Small wonder then that books on how to shear a sheep and make a compost toilet were top of Johnny’s must-read list and he spent many a happy moment leafing through my birthday present, reading out snippets and making comments, such as “we should learn to make hurdles” and “we should build a bread oven.”

John SeymourThe book in question is the bible for anyone wanting to launch themselves on the path to a sustainable life – The Complete Book of Self-Sufficiency by John Seymour (ISBN 0-7513-6442-8).

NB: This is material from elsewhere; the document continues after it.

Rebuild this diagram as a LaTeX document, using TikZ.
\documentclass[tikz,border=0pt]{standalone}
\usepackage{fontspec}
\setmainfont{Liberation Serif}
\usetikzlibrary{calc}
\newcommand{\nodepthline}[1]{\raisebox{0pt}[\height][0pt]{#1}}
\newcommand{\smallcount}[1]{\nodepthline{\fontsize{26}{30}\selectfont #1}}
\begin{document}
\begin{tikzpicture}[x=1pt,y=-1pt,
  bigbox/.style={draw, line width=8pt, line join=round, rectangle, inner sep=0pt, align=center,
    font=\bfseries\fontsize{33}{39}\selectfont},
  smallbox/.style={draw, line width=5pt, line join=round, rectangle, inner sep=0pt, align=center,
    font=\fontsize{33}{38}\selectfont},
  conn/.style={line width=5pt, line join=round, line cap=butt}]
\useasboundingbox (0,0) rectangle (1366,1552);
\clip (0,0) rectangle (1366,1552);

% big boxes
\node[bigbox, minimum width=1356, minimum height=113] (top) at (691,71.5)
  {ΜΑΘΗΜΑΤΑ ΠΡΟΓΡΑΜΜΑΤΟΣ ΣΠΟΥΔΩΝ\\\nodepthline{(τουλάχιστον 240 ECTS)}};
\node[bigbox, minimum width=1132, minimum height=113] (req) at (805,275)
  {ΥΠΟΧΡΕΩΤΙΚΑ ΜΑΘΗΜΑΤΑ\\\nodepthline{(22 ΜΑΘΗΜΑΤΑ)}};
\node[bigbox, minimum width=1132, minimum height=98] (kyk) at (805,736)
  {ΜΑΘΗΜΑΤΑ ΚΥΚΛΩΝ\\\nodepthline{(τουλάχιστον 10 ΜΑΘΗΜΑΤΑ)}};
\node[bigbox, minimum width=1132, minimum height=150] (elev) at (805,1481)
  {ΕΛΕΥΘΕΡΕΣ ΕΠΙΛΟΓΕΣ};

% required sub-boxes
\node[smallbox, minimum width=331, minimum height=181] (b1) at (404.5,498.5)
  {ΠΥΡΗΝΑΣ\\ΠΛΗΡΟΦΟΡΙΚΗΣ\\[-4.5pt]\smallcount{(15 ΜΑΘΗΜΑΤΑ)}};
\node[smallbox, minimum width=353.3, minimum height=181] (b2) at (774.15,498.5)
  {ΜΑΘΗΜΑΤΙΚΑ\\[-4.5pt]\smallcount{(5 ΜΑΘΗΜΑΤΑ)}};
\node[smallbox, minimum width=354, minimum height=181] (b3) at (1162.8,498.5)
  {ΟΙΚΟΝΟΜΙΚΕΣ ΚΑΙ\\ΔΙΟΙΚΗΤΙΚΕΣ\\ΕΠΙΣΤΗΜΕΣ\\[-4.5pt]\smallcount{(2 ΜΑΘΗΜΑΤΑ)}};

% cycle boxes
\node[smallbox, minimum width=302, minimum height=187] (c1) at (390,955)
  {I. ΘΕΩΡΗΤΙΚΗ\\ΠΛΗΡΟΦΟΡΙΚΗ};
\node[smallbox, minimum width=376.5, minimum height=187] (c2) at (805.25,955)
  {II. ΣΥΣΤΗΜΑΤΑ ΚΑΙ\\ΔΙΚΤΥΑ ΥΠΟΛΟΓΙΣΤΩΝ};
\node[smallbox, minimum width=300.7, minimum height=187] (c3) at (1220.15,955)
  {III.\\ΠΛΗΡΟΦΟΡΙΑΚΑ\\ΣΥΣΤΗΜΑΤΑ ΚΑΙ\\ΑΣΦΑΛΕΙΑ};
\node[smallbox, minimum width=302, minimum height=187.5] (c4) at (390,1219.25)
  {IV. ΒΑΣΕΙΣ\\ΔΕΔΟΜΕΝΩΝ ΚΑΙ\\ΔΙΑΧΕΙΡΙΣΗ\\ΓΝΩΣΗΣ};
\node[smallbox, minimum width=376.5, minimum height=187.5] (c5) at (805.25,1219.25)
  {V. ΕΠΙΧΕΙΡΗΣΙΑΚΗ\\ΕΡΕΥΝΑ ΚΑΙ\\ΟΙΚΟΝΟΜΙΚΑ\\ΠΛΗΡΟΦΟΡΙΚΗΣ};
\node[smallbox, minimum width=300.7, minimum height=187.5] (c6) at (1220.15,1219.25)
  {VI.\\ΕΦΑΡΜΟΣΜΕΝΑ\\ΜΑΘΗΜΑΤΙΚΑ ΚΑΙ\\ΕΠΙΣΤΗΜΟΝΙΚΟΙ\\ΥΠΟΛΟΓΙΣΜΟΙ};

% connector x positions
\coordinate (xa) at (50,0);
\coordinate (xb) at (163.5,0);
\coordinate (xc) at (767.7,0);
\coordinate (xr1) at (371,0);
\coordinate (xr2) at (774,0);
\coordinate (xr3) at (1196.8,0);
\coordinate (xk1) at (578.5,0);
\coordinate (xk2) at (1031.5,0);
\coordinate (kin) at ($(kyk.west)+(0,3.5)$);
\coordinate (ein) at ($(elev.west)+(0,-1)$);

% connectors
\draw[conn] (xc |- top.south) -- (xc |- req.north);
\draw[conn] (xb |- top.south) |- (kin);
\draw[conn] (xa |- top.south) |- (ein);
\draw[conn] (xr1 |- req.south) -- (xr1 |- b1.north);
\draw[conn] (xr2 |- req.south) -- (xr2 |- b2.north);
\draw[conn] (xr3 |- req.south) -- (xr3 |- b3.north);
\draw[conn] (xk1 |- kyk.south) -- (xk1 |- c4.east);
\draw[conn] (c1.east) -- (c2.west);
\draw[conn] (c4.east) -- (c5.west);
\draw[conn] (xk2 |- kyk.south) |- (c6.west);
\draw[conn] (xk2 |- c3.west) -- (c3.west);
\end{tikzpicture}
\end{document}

There are others that we have read since on forest gardening and permaculture design, but this book was certainly my first glimpse at a-whole-nother world of living with the land.

You can just imagine then how thrilled Johnny was to discover that the current owner of John Seymour’s small-holding in Ireland still runs courses on how to become self-sufficient.  So we packed the Landy up with wellie boots, gardening gloves and smelly chip fat (more of this in another post) and rattled all the way down the M4, along the windy roads of western Wales, after six and a half hours finally arriving in Fishguard, then onto a ferry for a three-hour tossing about on the Irish Sea, staggering off into a massive passport queue and then getting completely lost in the lanes of County Wexford looking for our rent-a-cottage.  I remember thinking, “This had better be worth it!”

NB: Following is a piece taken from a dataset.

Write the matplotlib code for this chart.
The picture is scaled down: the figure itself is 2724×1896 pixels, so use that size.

And it was!  JS had created a vegetable plot and orchard around a beautiful stone cottage which now houses the current owner and his family, as well as a dozen or so hens, and a pig.  Even though the weather was grey and damp, I could see fruit weighing down the rows of bushes.  Now I was interested.

So for a week, we learned how to prepare the ground for planting, to sow seeds and manage the crop as it grows.  We made beer and baskets and learned how to scythe.

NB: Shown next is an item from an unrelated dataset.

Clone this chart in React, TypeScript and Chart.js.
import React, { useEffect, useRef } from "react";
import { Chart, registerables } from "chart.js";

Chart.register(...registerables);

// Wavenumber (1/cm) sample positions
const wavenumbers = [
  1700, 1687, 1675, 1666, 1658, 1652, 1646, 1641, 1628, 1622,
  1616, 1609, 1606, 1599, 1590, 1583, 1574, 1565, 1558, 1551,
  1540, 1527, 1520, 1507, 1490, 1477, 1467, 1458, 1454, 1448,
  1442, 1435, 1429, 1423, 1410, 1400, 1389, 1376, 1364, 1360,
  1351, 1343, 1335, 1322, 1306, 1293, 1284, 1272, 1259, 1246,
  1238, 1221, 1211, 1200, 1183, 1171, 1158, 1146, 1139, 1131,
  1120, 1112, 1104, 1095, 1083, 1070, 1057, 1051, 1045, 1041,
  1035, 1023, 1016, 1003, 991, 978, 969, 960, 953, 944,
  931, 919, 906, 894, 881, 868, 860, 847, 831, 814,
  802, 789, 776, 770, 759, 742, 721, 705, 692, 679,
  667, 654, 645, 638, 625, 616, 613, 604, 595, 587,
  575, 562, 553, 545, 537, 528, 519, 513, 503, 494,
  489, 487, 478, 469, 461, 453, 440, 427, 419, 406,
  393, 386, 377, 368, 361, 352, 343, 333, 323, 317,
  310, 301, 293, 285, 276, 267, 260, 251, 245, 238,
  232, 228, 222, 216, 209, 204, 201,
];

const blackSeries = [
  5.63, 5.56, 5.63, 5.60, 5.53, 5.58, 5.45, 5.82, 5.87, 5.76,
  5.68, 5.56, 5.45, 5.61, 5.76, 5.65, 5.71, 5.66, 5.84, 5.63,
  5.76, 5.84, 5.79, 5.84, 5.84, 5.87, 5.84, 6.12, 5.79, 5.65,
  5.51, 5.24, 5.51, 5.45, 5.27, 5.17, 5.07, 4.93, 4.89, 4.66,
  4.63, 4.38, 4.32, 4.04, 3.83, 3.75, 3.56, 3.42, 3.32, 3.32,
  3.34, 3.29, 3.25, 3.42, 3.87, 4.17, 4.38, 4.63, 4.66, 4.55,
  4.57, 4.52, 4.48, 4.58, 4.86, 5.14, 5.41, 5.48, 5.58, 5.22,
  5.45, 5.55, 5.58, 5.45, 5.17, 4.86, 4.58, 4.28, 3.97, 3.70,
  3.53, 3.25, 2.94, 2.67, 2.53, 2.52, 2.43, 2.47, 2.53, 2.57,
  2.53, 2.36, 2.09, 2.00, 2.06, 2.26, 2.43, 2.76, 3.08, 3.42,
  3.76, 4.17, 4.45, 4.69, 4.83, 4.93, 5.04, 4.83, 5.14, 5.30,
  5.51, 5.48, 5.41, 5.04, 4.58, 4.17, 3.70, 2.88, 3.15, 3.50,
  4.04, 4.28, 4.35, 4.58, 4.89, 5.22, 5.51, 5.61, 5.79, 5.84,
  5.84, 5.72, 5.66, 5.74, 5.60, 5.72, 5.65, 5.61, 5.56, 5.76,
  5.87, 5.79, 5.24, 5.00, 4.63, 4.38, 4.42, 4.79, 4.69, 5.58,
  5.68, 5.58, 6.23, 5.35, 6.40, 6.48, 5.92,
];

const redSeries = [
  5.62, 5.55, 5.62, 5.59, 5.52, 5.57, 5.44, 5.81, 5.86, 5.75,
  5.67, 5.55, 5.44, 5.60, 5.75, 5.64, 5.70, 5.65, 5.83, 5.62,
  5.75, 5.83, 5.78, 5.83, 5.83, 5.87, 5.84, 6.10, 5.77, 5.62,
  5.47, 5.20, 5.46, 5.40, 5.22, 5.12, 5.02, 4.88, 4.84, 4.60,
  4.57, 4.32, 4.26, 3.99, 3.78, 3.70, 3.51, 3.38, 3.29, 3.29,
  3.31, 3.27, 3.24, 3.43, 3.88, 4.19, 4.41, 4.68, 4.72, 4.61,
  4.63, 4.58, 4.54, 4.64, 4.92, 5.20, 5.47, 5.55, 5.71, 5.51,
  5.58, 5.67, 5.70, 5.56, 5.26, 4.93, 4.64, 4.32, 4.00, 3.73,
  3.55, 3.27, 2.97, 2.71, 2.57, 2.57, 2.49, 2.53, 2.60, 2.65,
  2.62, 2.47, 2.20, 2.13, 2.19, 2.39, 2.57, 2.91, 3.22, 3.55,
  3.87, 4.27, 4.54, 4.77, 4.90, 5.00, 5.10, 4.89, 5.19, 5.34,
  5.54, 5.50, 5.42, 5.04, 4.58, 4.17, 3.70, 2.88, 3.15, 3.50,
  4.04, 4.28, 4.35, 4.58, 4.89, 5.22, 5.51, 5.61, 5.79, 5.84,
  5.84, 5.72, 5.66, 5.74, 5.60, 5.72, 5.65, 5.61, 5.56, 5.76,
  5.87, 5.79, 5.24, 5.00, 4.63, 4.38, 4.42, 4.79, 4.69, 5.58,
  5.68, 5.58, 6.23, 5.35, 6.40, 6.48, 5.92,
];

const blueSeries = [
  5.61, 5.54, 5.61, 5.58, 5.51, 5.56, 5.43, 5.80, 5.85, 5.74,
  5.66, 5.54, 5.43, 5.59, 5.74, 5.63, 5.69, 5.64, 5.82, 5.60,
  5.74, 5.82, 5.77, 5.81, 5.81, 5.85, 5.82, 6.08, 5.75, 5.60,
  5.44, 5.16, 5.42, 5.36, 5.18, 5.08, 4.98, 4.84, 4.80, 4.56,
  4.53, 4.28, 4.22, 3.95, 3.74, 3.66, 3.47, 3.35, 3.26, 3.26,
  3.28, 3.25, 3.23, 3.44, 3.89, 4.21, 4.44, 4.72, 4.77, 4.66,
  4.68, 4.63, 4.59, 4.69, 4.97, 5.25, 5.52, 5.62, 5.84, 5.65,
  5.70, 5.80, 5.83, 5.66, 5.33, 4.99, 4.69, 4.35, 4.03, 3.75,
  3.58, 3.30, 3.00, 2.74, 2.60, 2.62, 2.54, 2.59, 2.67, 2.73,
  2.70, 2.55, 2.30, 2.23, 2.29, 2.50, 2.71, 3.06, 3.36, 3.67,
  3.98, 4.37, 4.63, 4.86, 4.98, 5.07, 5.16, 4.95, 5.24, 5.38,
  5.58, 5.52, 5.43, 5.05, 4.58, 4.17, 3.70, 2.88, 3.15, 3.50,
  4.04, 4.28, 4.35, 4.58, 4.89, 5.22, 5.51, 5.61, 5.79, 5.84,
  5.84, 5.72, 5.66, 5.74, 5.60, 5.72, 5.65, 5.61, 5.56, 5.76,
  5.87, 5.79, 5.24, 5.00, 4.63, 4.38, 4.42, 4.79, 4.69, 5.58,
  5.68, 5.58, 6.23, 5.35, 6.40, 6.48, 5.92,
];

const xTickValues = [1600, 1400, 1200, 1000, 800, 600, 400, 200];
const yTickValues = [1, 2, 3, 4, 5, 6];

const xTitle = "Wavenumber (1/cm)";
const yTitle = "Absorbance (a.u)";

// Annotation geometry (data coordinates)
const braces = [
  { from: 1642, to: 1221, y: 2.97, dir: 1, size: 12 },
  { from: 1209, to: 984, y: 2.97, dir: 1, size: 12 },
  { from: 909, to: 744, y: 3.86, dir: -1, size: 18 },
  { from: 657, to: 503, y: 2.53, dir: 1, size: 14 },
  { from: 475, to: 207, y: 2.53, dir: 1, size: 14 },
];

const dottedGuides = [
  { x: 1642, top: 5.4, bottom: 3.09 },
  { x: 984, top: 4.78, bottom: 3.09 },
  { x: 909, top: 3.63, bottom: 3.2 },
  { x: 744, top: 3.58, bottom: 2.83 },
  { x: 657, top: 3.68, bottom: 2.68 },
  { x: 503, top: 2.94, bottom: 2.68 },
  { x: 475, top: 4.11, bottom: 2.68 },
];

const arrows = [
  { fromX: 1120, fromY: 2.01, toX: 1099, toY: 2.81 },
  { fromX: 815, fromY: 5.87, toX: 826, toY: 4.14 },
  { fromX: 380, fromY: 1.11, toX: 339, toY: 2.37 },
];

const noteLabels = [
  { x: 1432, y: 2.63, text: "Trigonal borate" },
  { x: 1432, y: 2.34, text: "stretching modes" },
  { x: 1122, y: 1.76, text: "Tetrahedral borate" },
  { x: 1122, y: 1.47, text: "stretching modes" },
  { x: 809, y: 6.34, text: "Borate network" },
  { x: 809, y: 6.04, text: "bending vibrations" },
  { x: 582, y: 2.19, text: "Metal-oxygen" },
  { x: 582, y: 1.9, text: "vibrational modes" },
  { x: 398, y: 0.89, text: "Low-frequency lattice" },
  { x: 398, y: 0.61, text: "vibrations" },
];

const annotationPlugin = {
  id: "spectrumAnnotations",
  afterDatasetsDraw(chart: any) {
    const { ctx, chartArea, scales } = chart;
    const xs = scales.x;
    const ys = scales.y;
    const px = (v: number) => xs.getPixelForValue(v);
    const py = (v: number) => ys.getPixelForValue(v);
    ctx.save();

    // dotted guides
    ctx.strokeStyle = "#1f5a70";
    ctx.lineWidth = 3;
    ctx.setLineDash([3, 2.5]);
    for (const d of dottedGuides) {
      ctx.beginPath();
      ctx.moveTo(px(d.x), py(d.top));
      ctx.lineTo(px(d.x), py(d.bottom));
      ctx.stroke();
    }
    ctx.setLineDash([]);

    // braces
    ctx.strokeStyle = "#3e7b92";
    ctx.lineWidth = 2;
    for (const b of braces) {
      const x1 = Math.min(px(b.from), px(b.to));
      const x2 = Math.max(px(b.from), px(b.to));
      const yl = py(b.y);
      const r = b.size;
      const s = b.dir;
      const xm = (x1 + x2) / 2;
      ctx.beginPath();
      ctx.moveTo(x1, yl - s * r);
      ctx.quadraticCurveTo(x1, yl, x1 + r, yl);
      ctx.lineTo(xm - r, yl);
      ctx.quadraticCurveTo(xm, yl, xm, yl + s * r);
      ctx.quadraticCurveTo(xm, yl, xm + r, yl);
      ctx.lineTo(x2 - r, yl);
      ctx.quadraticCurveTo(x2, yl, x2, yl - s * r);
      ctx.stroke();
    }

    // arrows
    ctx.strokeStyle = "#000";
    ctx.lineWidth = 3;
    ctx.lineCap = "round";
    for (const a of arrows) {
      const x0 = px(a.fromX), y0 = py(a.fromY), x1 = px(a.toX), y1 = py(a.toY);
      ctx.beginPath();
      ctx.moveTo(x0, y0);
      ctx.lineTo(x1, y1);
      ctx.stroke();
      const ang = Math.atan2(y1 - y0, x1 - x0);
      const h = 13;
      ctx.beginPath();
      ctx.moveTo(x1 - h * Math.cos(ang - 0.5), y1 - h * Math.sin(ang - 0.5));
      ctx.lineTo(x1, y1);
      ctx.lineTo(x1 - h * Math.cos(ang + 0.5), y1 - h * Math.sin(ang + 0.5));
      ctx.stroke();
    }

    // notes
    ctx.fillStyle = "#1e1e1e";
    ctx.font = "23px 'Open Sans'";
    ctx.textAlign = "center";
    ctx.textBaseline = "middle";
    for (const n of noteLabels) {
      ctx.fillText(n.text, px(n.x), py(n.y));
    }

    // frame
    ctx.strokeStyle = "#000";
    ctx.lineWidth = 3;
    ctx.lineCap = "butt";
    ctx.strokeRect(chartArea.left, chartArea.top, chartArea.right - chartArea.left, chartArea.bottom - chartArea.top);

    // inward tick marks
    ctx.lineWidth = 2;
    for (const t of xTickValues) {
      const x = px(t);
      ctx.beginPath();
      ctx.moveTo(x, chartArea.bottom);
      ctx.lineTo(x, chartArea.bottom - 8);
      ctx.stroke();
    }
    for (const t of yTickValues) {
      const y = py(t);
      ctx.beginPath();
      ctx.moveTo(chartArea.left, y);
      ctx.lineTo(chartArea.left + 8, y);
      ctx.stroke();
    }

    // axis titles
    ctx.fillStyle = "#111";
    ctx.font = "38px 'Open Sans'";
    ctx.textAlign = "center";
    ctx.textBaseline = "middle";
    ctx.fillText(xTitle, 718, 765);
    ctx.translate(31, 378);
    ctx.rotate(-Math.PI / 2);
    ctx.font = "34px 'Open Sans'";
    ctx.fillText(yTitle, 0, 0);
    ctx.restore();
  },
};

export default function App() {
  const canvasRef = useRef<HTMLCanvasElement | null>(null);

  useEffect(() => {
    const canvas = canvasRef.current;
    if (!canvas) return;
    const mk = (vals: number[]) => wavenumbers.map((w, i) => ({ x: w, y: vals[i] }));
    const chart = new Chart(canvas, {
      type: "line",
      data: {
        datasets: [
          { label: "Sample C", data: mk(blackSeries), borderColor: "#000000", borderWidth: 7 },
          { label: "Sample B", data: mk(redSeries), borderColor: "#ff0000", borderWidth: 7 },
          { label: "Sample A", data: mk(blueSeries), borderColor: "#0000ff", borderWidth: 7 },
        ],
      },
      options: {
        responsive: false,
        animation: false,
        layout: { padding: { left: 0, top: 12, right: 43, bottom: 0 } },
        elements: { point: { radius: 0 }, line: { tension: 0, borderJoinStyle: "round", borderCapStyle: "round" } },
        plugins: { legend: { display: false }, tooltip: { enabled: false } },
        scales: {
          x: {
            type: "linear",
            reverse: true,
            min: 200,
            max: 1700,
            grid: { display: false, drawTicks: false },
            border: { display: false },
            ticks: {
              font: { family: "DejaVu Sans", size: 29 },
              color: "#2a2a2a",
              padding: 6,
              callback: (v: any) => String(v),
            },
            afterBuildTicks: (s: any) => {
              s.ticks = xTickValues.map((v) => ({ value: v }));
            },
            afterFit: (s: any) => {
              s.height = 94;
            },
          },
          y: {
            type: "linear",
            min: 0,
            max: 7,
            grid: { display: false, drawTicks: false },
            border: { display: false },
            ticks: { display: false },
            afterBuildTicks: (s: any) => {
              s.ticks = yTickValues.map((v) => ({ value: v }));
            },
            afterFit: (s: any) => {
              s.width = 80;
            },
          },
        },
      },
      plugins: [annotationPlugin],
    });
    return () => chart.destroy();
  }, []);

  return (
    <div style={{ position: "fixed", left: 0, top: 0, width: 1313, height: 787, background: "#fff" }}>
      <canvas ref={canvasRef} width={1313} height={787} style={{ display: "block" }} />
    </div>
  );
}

Here’s how the professionals do it:

And here are our efforts:

And before you laugh your head off, I’d just like to say “IT’S NOT EASY!”  You have to keep sharpening the blade as you go, but not before peening it on a peening anvil.  I love that word – it always makes me laugh in a Carry On kind on way.  Perhaps we need to take our tops off to realise our full scything potential!

I have already mentioned the pig – the family had christened him Hamlet because he was going to come to a sticky end (presumably using the instructions in the JS book).  To me, he was Bacon Sandwich and it was love at first sight.

Each lunchtime, we would be provided with a tasty dish prepared by the lady of the house.  Usually this meant Bacon Sandwich’s predecessor served up in some form or other, although as veggies, we were able to avoid eating our little friend’s relative.  When I talked about having a pig in France, the others couldn’t understand why.  After all, a pet pig would just eat without producing a yield.  I do get this very practical point, but I don’t believe that “yield” can always be explained in tangible terms.  I certainly got a high yield of happiness from my friendship with this little fellow.  I gave Johnny a very evil eye when he suggested that “we could always get a man in…”

The week passed very quickly as we planted and weeded and picked and packed.  We were having a lot of fun with a heavy-duty pounder which knocks fence posts into the ground until the lady of the house pointed out that we were only securing chicken wire for peas to grow up, not building a corral to keep in cattle.  But we could do that now, if we wanted to.

The final day was rainy and grey, the perfect day for making baskets because the damp kept the willow supple.  If you’d asked me ten years ago what I would be doing now with my ideal man, you can bet that it would not have been making baskets together, but the simple repetitive action of weaving the willow back and forth and watching our baskets grow from our fingers’ work was hypnotic.

The peace we found working together side-by-side that day continues with us now in Bournac – whether we’re painting the endless wooden ceiling slats, pruning the million trees or simply collecting cow poo, we’re a team and we’re one.

So, as we packed up the Landy once again and set off smelling like a dyspeptic deep fat fryer, we reflected on what we had learned from the Master – that everything has a purpose in a self-sufficient system (and sometimes more than one), nothing is ever wasted and, boy, does this life make us happy!